3. Inter-cultural networks spread the risks inherent in the reliance on merchants from only one group.
4. Global Sephardic merchants traded more frequently using inter-cultural networks than intra-group networks.
5. The utility of comparative history lies in its ability to illuminate similar forces and process operating in different geographical spaces and in varying chronologies. By observing similar phenomena in different settings, historians can better clarify the role of specific variables (culture, economy, trans-nationality) in process and events.
6. The origins of no other academic discipline are so closely tied to the development and goals of the nation-state as is history.
7. Essay collections about Global history tend to reinforce a regional bias instead of integrating different regional experiences into a larger, trans-cultural vision.
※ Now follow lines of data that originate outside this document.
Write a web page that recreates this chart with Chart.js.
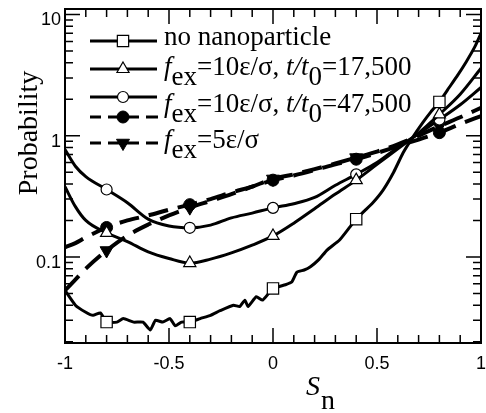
<!DOCTYPE html>
<html lang="en">
<head>
<meta charset="UTF-8">
<title>Probability vs S_n</title>
<script src="https://cdn.jsdelivr.net/npm/chart.js@4.4.1/dist/chart.umd.min.js"></script>
<style>
  html, body { margin: 0; padding: 0; background: #fff; }
  canvas { display: block; }
</style>
</head>
<body>
<canvas id="probChart" width="486" height="413"></canvas>
<script>
  // marker positions along S_n (every curve gets a symbol here)
  const markerSn = [-0.8, -0.4, 0, 0.4, 0.8];

  // no nanoparticle (noisy curve)
  const snNoNano = [-1, -0.95, -0.9, -0.865, -0.83, -0.8, -0.75, -0.72, -0.67, -0.625, -0.59, -0.565,
    -0.53, -0.495, -0.47, -0.44, -0.4, -0.35, -0.3, -0.255, -0.19, -0.16, -0.135, -0.12, -0.08, -0.05,
    0, 0.06, 0.09, 0.115, 0.15, 0.18, 0.22, 0.26, 0.32, 0.37, 0.4, 0.44, 0.48, 0.53, 0.58, 0.625, 0.67,
    0.72, 0.76, 0.8, 0.84, 0.885, 0.93, 0.97, 1];
  const probNoNano = [0.053, 0.040, 0.035, 0.033, 0.0345, 0.029, 0.029, 0.031, 0.029, 0.029, 0.025, 0.030,
    0.029, 0.031, 0.027, 0.029, 0.029, 0.031, 0.033, 0.036, 0.040, 0.039, 0.044, 0.039, 0.047, 0.044,
    0.055, 0.059, 0.062, 0.075, 0.078, 0.083, 0.095, 0.114, 0.138, 0.177, 0.205, 0.24, 0.28, 0.358, 0.5, 0.72, 0.96,
    1.28, 1.58, 1.9, 2.4, 3.1, 4.1, 5.4, 7.0];

  // smooth curves share one S_n grid
  const snGrid = [-1, -0.95, -0.9, -0.8, -0.7, -0.6, -0.5, -0.4, -0.3, -0.2, -0.1,
    0, 0.1, 0.2, 0.3, 0.4, 0.5, 0.6, 0.7, 0.8, 0.9, 1];
  const prob10_17500 = [0.38, 0.26, 0.2, 0.158, 0.134, 0.11, 0.097, 0.089, 0.096, 0.108, 0.125,
    0.149, 0.19, 0.25, 0.33, 0.43, 0.58, 0.78, 1.05, 1.5, 2.2, 3.6];
  const prob10_47500 = [0.77, 0.56, 0.46, 0.36, 0.28, 0.205, 0.18, 0.174, 0.183, 0.21, 0.23,
    0.254, 0.275, 0.31, 0.39, 0.48, 0.6, 0.8, 1.04, 1.36, 1.8, 2.5];
  const prob10_47500b = [0.12, 0.13, 0.145, 0.175, 0.2, 0.22, 0.245, 0.27, 0.3, 0.34, 0.38,
    0.43, 0.47, 0.52, 0.58, 0.64, 0.72, 0.82, 0.93, 1.06, 1.25, 1.45];
  const prob5 = [0.053, 0.065, 0.08, 0.113, 0.15, 0.185, 0.22, 0.255, 0.29, 0.33, 0.38,
    0.44, 0.48, 0.53, 0.59, 0.66, 0.74, 0.85, 1.0, 1.2, 1.42, 1.7];

  const xTicks = [-1, -0.5, 0, 0.5, 1];
  const yTicks = [0.1, 1, 10];

  const serif = '"Liberation Serif", "Times New Roman", serif';
  const sans = '"Liberation Sans", Arial, sans-serif';

  function pts(xs, ys) {
    return xs.map((x, i) => ({ x: x, y: ys[i] }));
  }
  function markerRadius(r) {
    return c => (c.raw && markerSn.some(m => Math.abs(m - c.raw.x) < 1e-6)) ? r : 0;
  }

  const seriesStyle = [
    { style: 'rect', r: 8, fill: '#fff', rot: 0, dash: [], bw: 1.2 },
    { style: 'triangle', r: 7, fill: '#fff', rot: 0, dash: [], bw: 1.2 },
    { style: 'circle', r: 5.5, fill: '#fff', rot: 0, dash: [], bw: 1.2 },
    { style: 'circle', r: 6, fill: '#000', rot: 0, dash: [20, 10], bw: 1 },
    { style: 'triangle', r: 7.5, fill: '#000', rot: 180, dash: [20, 10], bw: 1 }
  ];

  function makeSet(label, data, s, lineWidth, smooth) {
    return {
      label: label,
      data: data,
      borderColor: '#000',
      borderWidth: lineWidth,
      borderDash: s.dash,
      tension: smooth ? 0.4 : 0.15,
      cubicInterpolationMode: smooth ? 'monotone' : 'default',
      pointStyle: s.style,
      pointRotation: s.rot,
      pointRadius: markerRadius(s.r),
      pointBackgroundColor: s.fill,
      pointBorderColor: '#000',
      pointBorderWidth: s.bw
    };
  }

  // legend rows: text parts are [text, italic?, baseline shift]
  const legendRows = [
    { lineY: 41, textY: 45, s: 0, parts: [['no nanoparticle', false, 0]] },
    { lineY: 69, textY: 75, s: 1, parts: [['f', true, 0], ['ex', false, 10], ['=10\u03b5/\u03c3, ', false, 0],
      ['t/t', true, 0], ['0', false, 10], ['=17,500', false, 0]] },
    { lineY: 97, textY: 112, s: 2, parts: [['f', true, 0], ['ex', false, 10], ['=10\u03b5/\u03c3, ', false, 0],
      ['t/t', true, 0], ['0', false, 10], ['=47,500', false, 0]] },
    { lineY: 117, textY: null, s: 3, parts: [] },
    { lineY: 143, textY: 148, s: 4, parts: [['f', true, 0], ['ex', false, 10], ['=5\u03b5/\u03c3', false, 0]] }
  ];

  const framePlugin = {
    id: 'frame',
    afterDatasetsDraw(chart) {
      const { ctx, chartArea: a, scales } = chart;
      const x = scales.x, y = scales.y;
      ctx.save();
      ctx.strokeStyle = '#000';

      // inward tick marks on all four sides
      ctx.lineWidth = 1.5;
      ctx.beginPath();
      for (let i = -10; i <= 10; i++) {
        const px = x.getPixelForValue(i / 10);
        const len = i % 5 === 0 ? 15 : 8;
        ctx.moveTo(px, a.bottom); ctx.lineTo(px, a.bottom - len);
        ctx.moveTo(px, a.top); ctx.lineTo(px, a.top + len);
      }
      [0.01, 0.1, 1, 10].forEach(dec => {
        for (let m = 1; m <= 9; m++) {
          const v = m * dec;
          if (v < y.min || v > y.max) continue;
          const py = y.getPixelForValue(v);
          const len = m === 1 ? 15 : 8;
          ctx.moveTo(a.left, py); ctx.lineTo(a.left + len, py);
          ctx.moveTo(a.right, py); ctx.lineTo(a.right - len, py);
        }
      });
      ctx.stroke();

      ctx.lineWidth = 2;
      ctx.strokeRect(a.left, a.top, a.right - a.left, a.bottom - a.top);

      // axis titles
      ctx.fillStyle = '#000';
      ctx.textBaseline = 'alphabetic';
      ctx.save();
      ctx.translate(37, 133);
      ctx.rotate(-Math.PI / 2);
      ctx.textAlign = 'center';
      ctx.font = '28px ' + serif;
      ctx.fillText('Probability', 0, 0);
      ctx.restore();

      ctx.textAlign = 'left';
      ctx.font = 'italic 28px ' + serif;
      ctx.fillText('S', 306, 395);
      const sw = ctx.measureText('S').width;
      ctx.font = '28px ' + serif;
      ctx.fillText('n', 306 + sw + 1, 409);

      // legend
      legendRows.forEach(row => {
        const s = seriesStyle[row.s];
        ctx.lineWidth = 3;
        ctx.setLineDash([]);
        ctx.beginPath();
        if (s.dash.length) {
          ctx.moveTo(90, row.lineY); ctx.lineTo(101, row.lineY);
          ctx.moveTo(108, row.lineY); ctx.lineTo(139, row.lineY);
          ctx.moveTo(146, row.lineY); ctx.lineTo(158, row.lineY);
        } else {
          ctx.moveTo(90, row.lineY); ctx.lineTo(157, row.lineY);
        }
        ctx.stroke();
        ctx.fillStyle = s.fill;
        ctx.lineWidth = s.bw;
        Chart.helpers.drawPoint(ctx, { pointStyle: s.style, radius: s.r, rotation: s.rot, borderWidth: s.bw }, 123, row.lineY);

        if (row.textY !== null) {
          ctx.fillStyle = '#000';
          let tx = 164;
          row.parts.forEach(p => {
            ctx.font = (p[1] ? 'italic ' : '') + '27px ' + serif;
            ctx.fillText(p[0], tx, row.textY + p[2]);
            tx += ctx.measureText(p[0]).width;
          });
        }
      });
      ctx.restore();
    }
  };

  new Chart(document.getElementById('probChart'), {
    type: 'line',
    data: {
      datasets: [
        makeSet('no nanoparticle', pts(snNoNano, probNoNano), seriesStyle[0], 3, false),
        makeSet('f_ex=10, t/t0=17,500', pts(snGrid, prob10_17500), seriesStyle[1], 3, true),
        makeSet('f_ex=10, t/t0=47,500', pts(snGrid, prob10_47500), seriesStyle[2], 3, true),
        makeSet('f_ex=10, t/t0=47,500 (dashed)', pts(snGrid, prob10_47500b), seriesStyle[3], 4, true),
        makeSet('f_ex=5', pts(snGrid, prob5), seriesStyle[4], 4, true)
      ]
    },
    options: {
      responsive: false,
      animation: false,
      events: [],
      layout: { padding: { top: 9, right: 5, left: 0, bottom: 0 } },
      plugins: { legend: { display: false }, tooltip: { enabled: false } },
      scales: {
        x: {
          type: 'linear',
          min: -1,
          max: 1,
          grid: { display: false, drawTicks: false },
          border: { display: false },
          afterBuildTicks: s => { s.ticks = xTicks.map(v => ({ value: v })); },
          afterFit: s => { s.height = 70; s.paddingLeft = 0; s.paddingRight = 0; },
          ticks: {
            padding: 10,
            color: '#000',
            font: { family: sans, size: 18 },
            maxRotation: 0,
            callback: v => String(v)
          }
        },
        y: {
          type: 'logarithmic',
          min: 0.0195,
          max: 11.1,
          grid: { display: false, drawTicks: false },
          border: { display: false },
          afterBuildTicks: s => { s.ticks = yTicks.map(v => ({ value: v })); },
          afterFit: s => { s.width = 65; s.paddingTop = 0; s.paddingBottom = 0; },
          ticks: {
            padding: 4,
            labelOffset: 6,
            color: '#000',
            font: { family: sans, size: 18 },
            callback: v => String(v)
          }
        }
      }
    },
    plugins: [framePlugin]
  });
</script>
</body>
</html>
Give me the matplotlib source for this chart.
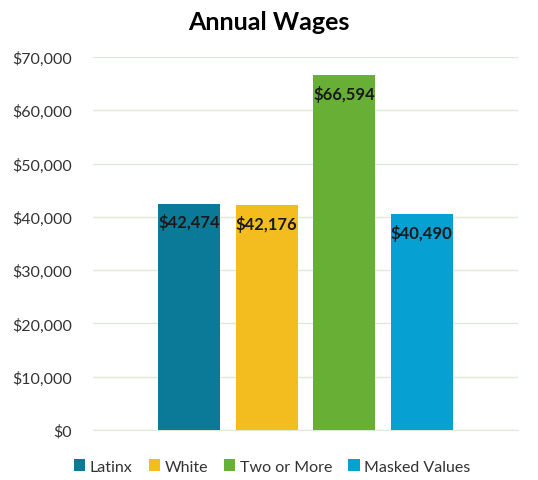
import matplotlib.pyplot as plt
from matplotlib.ticker import FuncFormatter

groups = ["Latinx", "White", "Two or More", "Masked Values"]
wages = [42474, 42176, 66594, 40490]
colors = ["#0B7A99", "#F3BC1F", "#67AF35", "#06A0D3"]

plt.rcParams['font.family'] = ['Lato', 'DejaVu Sans']

fig = plt.figure(figsize=(5.38, 4.81), dpi=100)
ax = fig.add_axes([0.1729, 0.104, 0.79, 0.7754])

xs = range(len(groups))
bars = ax.bar(xs, wages, width=0.8, color=colors, label=groups, zorder=3)

for b, v in zip(bars, wages):
    ax.annotate("${:,}".format(v), (b.get_x() + b.get_width() / 2, v),
                xytext=(0, -13), textcoords="offset points",
                ha="center", va="center", fontsize=12, fontweight="bold",
                color="#1a1a1a", zorder=4)

ax.set_xlim(-1.24, 4.24)
ax.set_ylim(0, 70000)
ax.set_yticks(range(0, 70001, 10000))
ax.yaxis.set_major_formatter(FuncFormatter(lambda v, p: "${:,.0f}".format(v)))
ax.set_xticks([])
ax.grid(axis="y", color="#DDEBD6", linewidth=1, zorder=0)
for s in ["top", "right", "left"]:
    ax.spines[s].set_visible(False)
ax.spines["bottom"].set_color("#DDEBD6")
ax.tick_params(axis="y", length=0, pad=15, labelsize=11.5, labelcolor="#333333")

fig.suptitle("Annual Wages", x=0.5, y=0.978, fontsize=18, fontweight="bold")

fig.legend(handles=bars, labels=groups, loc="center", bbox_to_anchor=(0.506, 0.028),
           ncol=4, frameon=False, fontsize=11.5, handlelength=0.7, handleheight=0.7,
           handletextpad=0.3, columnspacing=1.0, labelcolor="#333333")

fig.savefig("out.png", dpi=100)
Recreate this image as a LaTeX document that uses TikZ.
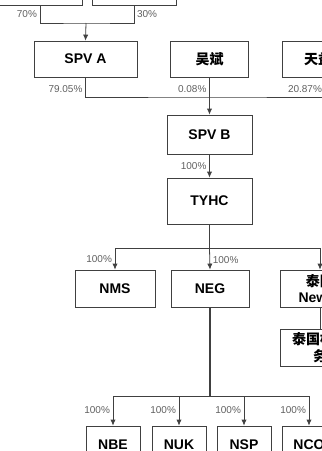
\documentclass[tikz,border=0pt]{standalone}
\usepackage{fontspec}
\setmainfont{Liberation Sans}
\newfontfamily\cjk{Noto Sans CJK SC}
\usetikzlibrary{arrows.meta}
\definecolor{lineGrey}{HTML}{404040}
\definecolor{textGrey}{HTML}{606060}

\tikzset{
  box/.style = {draw=lineGrey, line width=0.6pt, minimum width=58.5pt,
    minimum height=27pt, align=center, inner sep=1pt,
    font=\fontsize{10.5}{12.5}\selectfont\bfseries},
  pct/.style = {text=textGrey, inner sep=2pt, font=\fontsize{7.5}{9}\selectfont},
  link/.style = {draw=lineGrey, line width=0.6pt},
  arr/.style = {link, -{Latex[length=4.5pt,width=4pt]}}
}

\begin{document}
\begin{tikzpicture}[x=0.75pt, y=-0.75pt]
  \useasboundingbox (0,0) rectangle (322,451);
  \clip (0,0) rectangle (322,451);

  % top level (cut off)
  \node [box, minimum width=63pt] (top1) at (40,-13) {};
  \node [box, minimum width=63pt] (top2) at (134,-13) {};

  % level 1
  \node [box, minimum width=77.25pt] (spvA) at (85.5,59) {SPV A};
  \node [box] (wuBin) at (209.5,59) {\cjk 吴斌};
  \node [box, minimum width=64.5pt] (tianYi) at (325,59) {\cjk 天益\hphantom{天}};

  % holding chain
  \node [box, minimum width=63.75pt, minimum height=29.25pt] (spvB) at (209.5,134.5) {SPV B};
  \node [box, minimum width=63.75pt, minimum height=34.5pt] (tyhc) at (209.5,201) {TYHC};

  % subsidiaries
  \node [box, minimum width=60pt, minimum height=27.75pt] (nms) at (115,288.5) {NMS};
  \node [box, minimum height=27.75pt] (neg) at (210,288.5) {NEG};
  \node [box, minimum width=60pt, minimum height=27.75pt] (thNew) at (320,288.5) {{\cjk 泰国}\\New\hphantom{ N}};
  \node [box, minimum width=60pt, minimum height=27.75pt] (thStd) at (320,347.5) {{\cjk 泰国标\hphantom{准}}\\{\cjk 务}};

  % NEG subsidiaries
  \node [box, minimum width=40.5pt, minimum height=27.75pt] (nbe) at (113,444.5) {NBE};
  \node [box, minimum width=40.5pt, minimum height=27.75pt] (nuk) at (179,444.5) {NUK};
  \node [box, minimum width=40.5pt, minimum height=27.75pt] (nsp) at (244,444.5) {NSP};
  \node [box, minimum width=40.5pt, minimum height=27.75pt] (nco) at (309,444.5) {NCO};

  % junctions
  \coordinate (joinA) at (86,23);
  \coordinate (joinB) at (209.5,97);
  \coordinate (joinC) at (209.5,248);
  \coordinate (joinD) at (210,396);

  % connectors
  \draw [link] (top1.south) |- node [pct, pos=0.25, left] {70\%} (joinA)
    -| node [pct, pos=0.75, right] {30\%} (top2.south);
  \draw [arr] (joinA) -- (spvA.north);

  \draw [link] (spvA.south) |- node [pct, pos=0.3, left] {79.05\%} (joinB)
    -| node [pct, pos=0.7, left] {20.87\%} (tianYi.south);
  \draw [arr] (wuBin.south) -- node [pct, pos=0.32, left] {0.08\%} (spvB.north);
  \draw [arr] (spvB.south) -- node [pct, pos=0.5, left] {100\%} (tyhc.north);

  \draw [link] (tyhc.south) -- (joinC);
  \draw [arr] (joinC) -| node [pct, pos=0.75, left] {100\%} (nms.north);
  \draw [arr] (joinC) -- node [pct, pos=0.55, right] {100\%} (neg.north);
  \draw [arr] (joinC) -| (thNew.north);
  \draw [link] (thNew.south) -- (thStd.north);

  \draw [link, line width=1.5pt] (neg.south) -- (joinD);
  \foreach \sub in {nbe, nuk, nsp, nco}
    \draw [arr] (joinD) -| node [pct, pos=0.73, left] {100\%} (\sub.north);
\end{tikzpicture}
\end{document}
Merely amassing additional area perspectives will most certainly not create a truly Global history in any way.
8. A more inclusive understanding of Jewish emancipation requires defining a range of statuses, including toleration, civil inclusion, partial emancipation, and full emancipation.
9. No European should be allowed to condemn an American for not having travelled outside of North America unless he or she has actually ventured beyond the borders of Europe.
10. The pervasiveness of bad service in all areas of Dutch commercial life is a direct result of a nation-wide discomfort with the fact that, despite their society’s attempts at enforced egalitarianism, social and economic differences do, in fact, exist.